Si algo distingue al fascismo y al imperialismo como técnicas de inflitración es precisamente su empleo tendencioso del lenguaje, su manera de servirse de los mismos conceptos que estamos utilizando aquí esta noche para alterar y viciar su sentido más profundo y proponerlos como consignas de su ideología. (…) Para ellos la libertad es su libertad, la de una minoría entronizada y todopoderosa, sostenida ciegamente por masas realmente masificadas. (…)

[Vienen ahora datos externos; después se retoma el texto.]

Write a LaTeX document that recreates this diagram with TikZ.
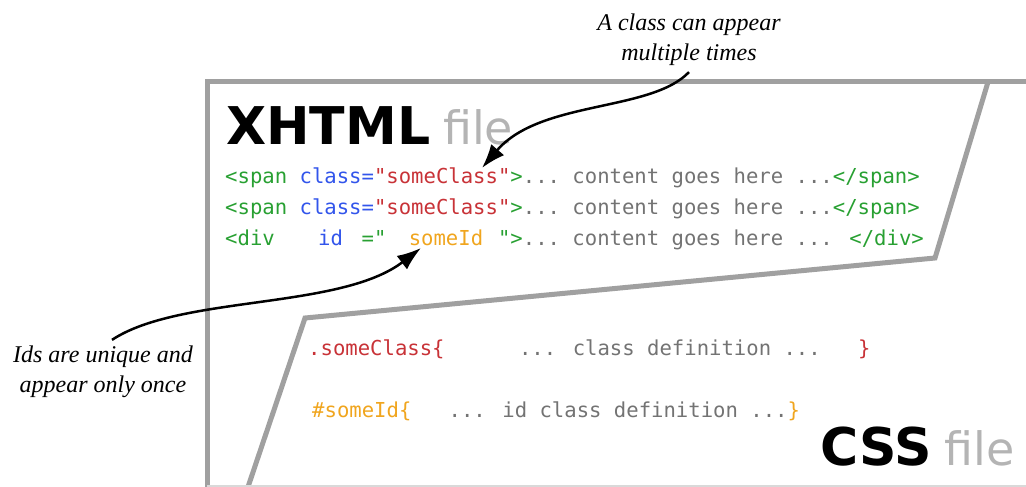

La excesiva confianza nuestra en el valor positivo que tienen esos términos puede colocarnos en desventaja frente a ese uso diabólico del lenguaje. Por la muy simple razón de que nuestros enemigos han demostrado su capacidad de insunuar, de introducir paso a paso un vocablo que se presta como ninguno al engaño, y si por nuestra parte no damos al habla su sentido más auténtico y verdadero, puede llegar el momento en que ya no se vea con la suficiente claridad la diferencia esencial entre nuestros valores políticos y sociales y los de aquellos que presentan sus doctrinas vestidas con prendas parecidas, puede llegar el día en que el uso reiterado de las mismas palabras por unos y otros no deje ver ya la diferencia esencial de sentido que hay en términos como individuo, como justicia social, como derechos humanos, según sean dichos por nosotros o por cualquier demagogo del imperialismo o del fascismo. (…)
Es tiempo de decirlo: las hermosas palabras de nuestra lucha ideológica y política no se enferman y se fatigan por sí mismas, sino por el mal uso que les dan nuestros enemigos y el que en muchas circunstancias les damos nosotros. Una crítica profunda de nuestra naturaleza, de nuestra manera de pensar, de sentir y de vivir, es la única posibilidad que tenemos de devolverle al habla su sentido más alto, limpiar esas palabras que tanto usamos sin acaso vivirlas desde adentro, sin practicarlas auténticamente desde adentro, sin ser responsables de cada una de ellas desde lo más hondo de nuestro ser. Solo así esos términos alcanzarán la fuerza que exigimos en ellos, solo así serán nuestros y solamente nuestros. La tecnología le ha dado al hombre máquinas que lavan las ropas y la vajilla, que les devuelven el brillo y la pureza para su mejor uso. Es hora de pensar que cada uno de nosotros tiene una máquina mental de lavar, y que esa máquina es su inteligencia y su conciencia, con ella podemos y debemos lavar nuestro lenguaje político de tantas adherencias que lo debilitan.